19 October 2013, News Wires – Brazilian oil workers said on Friday they managed to reduce oil and fuels output from state-run oil company Petroleo Brasileiro for a second day after launching a strike for higher pay and against a planned auction of the country’s largest-ever oil discovery.
Platforms in the Campos Basin run by Petrobras, as the company is known, have been below full capacity for 36 hours, said Marcos Brida, the press spokesman for Sindepetro Norte-Fluminense.
The union is responsible for Petrobras offshore production platform and land-terminal workers in the Campos Basin, home to about 80% of Brazil’s oil production.
Brida also said contingency teams for Petrobras suffered two “small” oil spills at the PCE-1 and P-15 oil platforms in the Campos Basin. The union also announced the spills in a note. Petrobras officials were not immediately available for comment to the news wire.
Sindepetro Norte-Fluminese is part of a national strike by Brazil’s National Oilworkers’ Federation (FUP) that began at midnight (0300 GMT) on Thursday.
It has seen workers walk off the job at most of Petrobras’ 12 refineries, some of its oil terminals and pipelines plus scores of oil production sites.
Natural gas and oil pumping operations and fuel production at refineries were also reduced, said Alessandra Muteira, press official for FUP in Rio de Janeiro.
Neither Brida nor Muteira were able to quantify the reductions. Petrobras was not immediately able to comment on the strike. Petrobras has said it has contingency plans to ensure that energy and fuel supplies are maintained during strikes and that the safety of its facilities is not compromised.
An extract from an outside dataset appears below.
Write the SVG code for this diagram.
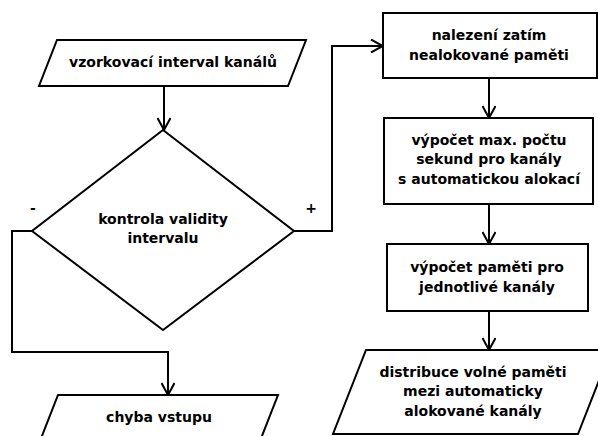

Strikes have rarely had any significant impact on output or supplies in Brazil. Top Petrobras officials have told Reuters in the past that the company can face strikes of about two weeks without any major impact.
To prevent the strike from interfering with the auction of the massive offshore Libra field on Monday, the government will provide police and army units to ensure the smooth operation of the sale.
On Thursday, oil workers briefly occupied Brazil’s mines and energy ministry in Brasilia in protest.
Libra holds an estimated 8 billion to 12 billion barrels of recoverable oil, according to both Brazil’s oil regulator and Dallas-based oil-reserve certification company Degolyer & MacNaughton (D&G).
If the projection holds up, Libra could nearly double Brazil’s oil reserves or have enough oil to supply the world’s crude demand for as much as 19 weeks.
Libra, billed by the government as the largest offshore oil are ever sold, is the latest in a series of “subsalt” finds beginning in 2007 that struck oil southeast of Rio de Janeiro, trapped deep below the seabed by a layer of salt.
Brazil is expected to get at least $7 billion in up-front fees from the winning company or group. Petrobras by law will have to take a minimum 30% stake in any winning group and run the project as operator.
Opposition to the sale of Libra is strong among Petrobras unions. The unions still protest the 1997 end of Petrobras’ monopoly over exploration, production and refining and regularly attack any non-Petrobras involvement in oil production, whether the involvement is domestic or foreign.
The union’s nationalist sentiment is shared by many in Brazil. The creation of Petrobras 60 years ago this month is still considered by many, especially older Brazilians, as an act of national liberation.
Ildo Sauer, a former Petrobras gas and energy chief, has filed a lawsuit seeking to block the Libra sale. To date, oil regulator ANP has managed to get all suits seeking injunctions against the sale quashed.